Benge's contributions to the Index encompass a variety of subjects drawn from the rich tradition of American domestic and personal material culture: fans, combs, dressing gowns, shoes, and other objects of dress and everyday use. Her works were executed in watercolor, graphite, and related media on paper, following the exacting documentary standards the Index required of its artists—standards demanding not only accurate transcription of the object's form and decoration but faithful rendering of its material surface, texture, and color. Works associated with her participation in the project date from the mid-1930s into the early 1940s.

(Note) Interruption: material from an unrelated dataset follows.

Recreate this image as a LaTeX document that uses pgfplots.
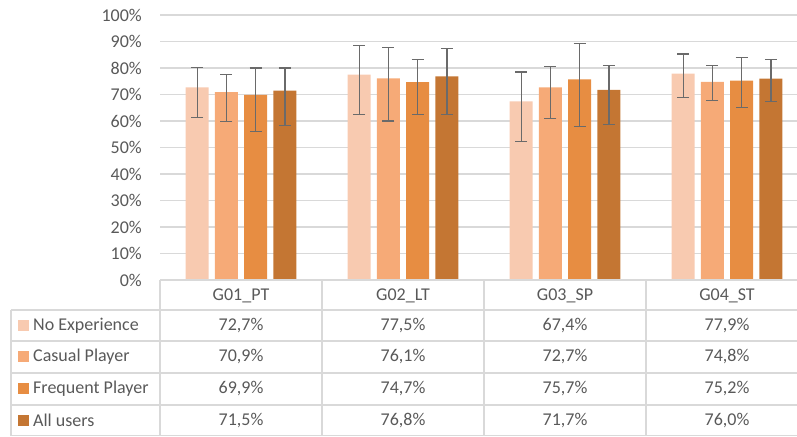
\documentclass[border=0pt]{standalone}
\usepackage{pgfplots}
\usepackage{pgfplotstable}
\pgfplotsset{compat=1.18}
\usepackage{fontspec}
\setmainfont{Carlito}
\definecolor{cNE}{HTML}{F8CAB0}
\definecolor{cCP}{HTML}{F6AA77}
\definecolor{cFP}{HTML}{E78D42}
\definecolor{cAU}{HTML}{C47633}
\definecolor{gridc}{HTML}{D9D9D9}
\definecolor{txt}{HTML}{595959}
\definecolor{errc}{HTML}{6A6A6A}
\pgfplotstableread{
x ne nep nem cp cpp cpm fp fpp fpm au aup aum
0 72.7 7.5 11.5 70.9 6.6 11.2 69.9 10.1 13.7 71.5 8.5 13.1
1 77.5 11.0 15.0 76.1 11.7 16.1 74.7 8.6 12.2 76.8 10.4 14.3
2 67.4 11.1 15.0 72.7 7.8 11.7 75.7 13.6 17.7 71.7 9.1 13.0
3 77.9 7.4 8.9 74.8 6.0 7.2 75.2 8.6 10.0 76.0 7.3 8.5
}\data
\newcommand{\tf}{\fontsize{18}{21}\selectfont\color{txt}}
\begin{document}
\begin{tikzpicture}[x=1pt,y=1pt]
\useasboundingbox (0,0) rectangle (797,436);
\begin{axis}[
  at={(160pt,156pt)}, anchor=south west,
  scale only axis, width=648pt, height=265pt,
  xmin=-0.5, xmax=3.5, ymin=0, ymax=100,
  axis line style={draw=none},
  xtick=\empty,
  ytick={0,10,...,100},
  yticklabels={0\%,10\%,20\%,30\%,40\%,50\%,60\%,70\%,80\%,90\%,100\%},
  yticklabel style={font=\tf, anchor=east, inner sep=0pt, xshift=-18pt},
  major tick length=0pt,
  ymajorgrids, major grid style={draw=gridc, line width=1.3pt},
  ybar=6.3pt, bar width=23pt,
  clip=false,
  error bars/y dir=both, error bars/y explicit,
  error bars/error bar style={line width=1.1pt, color=errc},
  error bars/error mark options={rotate=90, mark size=6pt, line width=1.1pt, color=errc},
]
\addplot[fill=cNE, draw=none] table[x=x, y=ne, y error plus=nep, y error minus=nem]{\data};
\addplot[fill=cCP, draw=none] table[x=x, y=cp, y error plus=cpp, y error minus=cpm]{\data};
\addplot[fill=cFP, draw=none] table[x=x, y=fp, y error plus=fpp, y error minus=fpm]{\data};
\addplot[fill=cAU, draw=none] table[x=x, y=au, y error plus=aup, y error minus=aum]{\data};
\end{axis}
% data table grid
\begin{scope}[draw=gridc, line width=1.3pt]
\draw (160,156) -- (810,156);
\foreach \yy in {126,95,63,31,0.8} \draw (11,\yy) -- (810,\yy);
\draw (11,126) -- (11,0);
\foreach \xx in {160,322,484,646} \draw (\xx,156) -- (\xx,0);
\end{scope}
% header
\foreach \lab [count=\i from 0] in {G01\_PT,G02\_LT,G03\_SP,G04\_ST}
  \node[font=\tf, anchor=base] at (241+162*\i,135) {\lab};
% legend column
\foreach \lab/\col/\yy in {No Experience/cNE/110.5, Casual Player/cCP/79, Frequent Player/cFP/47, All users/cAU/15.5}{
  \fill[\col] (18,\yy-5.5) rectangle (29,\yy+5.5);
  \node[font=\tf, anchor=west, inner sep=0pt] at (33,\yy) {\lab};
}
% values
\foreach \c/\yy in {ne/110.5, cp/79, fp/47, au/15.5}{
  \foreach \r in {0,1,2,3}{
    \pgfplotstablegetelem{\r}{\c}\of\data
    \node[font=\tf] at (241+162*\r,\yy) {\pgfmathprintnumber[fixed,precision=1,fixed zerofill,use comma,assume math mode=true]{\pgfplotsretval}\%};
  }
}
\end{tikzpicture}
\end{document}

The Index of American Design brought together artists of diverse backgrounds and training levels, united by their skill in precise observational drawing and their commitment to a documentary ideal. For many participants the project represented both economic sustenance during the Depression and an engagement with a kind of artistic labor—careful, object-centered, collaborative—that differed markedly from the individualist idioms then dominating fine-arts discourse. Benge's work on items of dress and personal adornment reflects the Index's attention to the often-overlooked artifacts of ordinary life.
Beyond her participation in the Index of American Design, detailed biographical information about Benge is not widely documented. Her surviving works in the National Gallery of Art's Index collection constitute the primary record of her artistic activity and her contribution to one of American history's most ambitious programs of cultural documentation.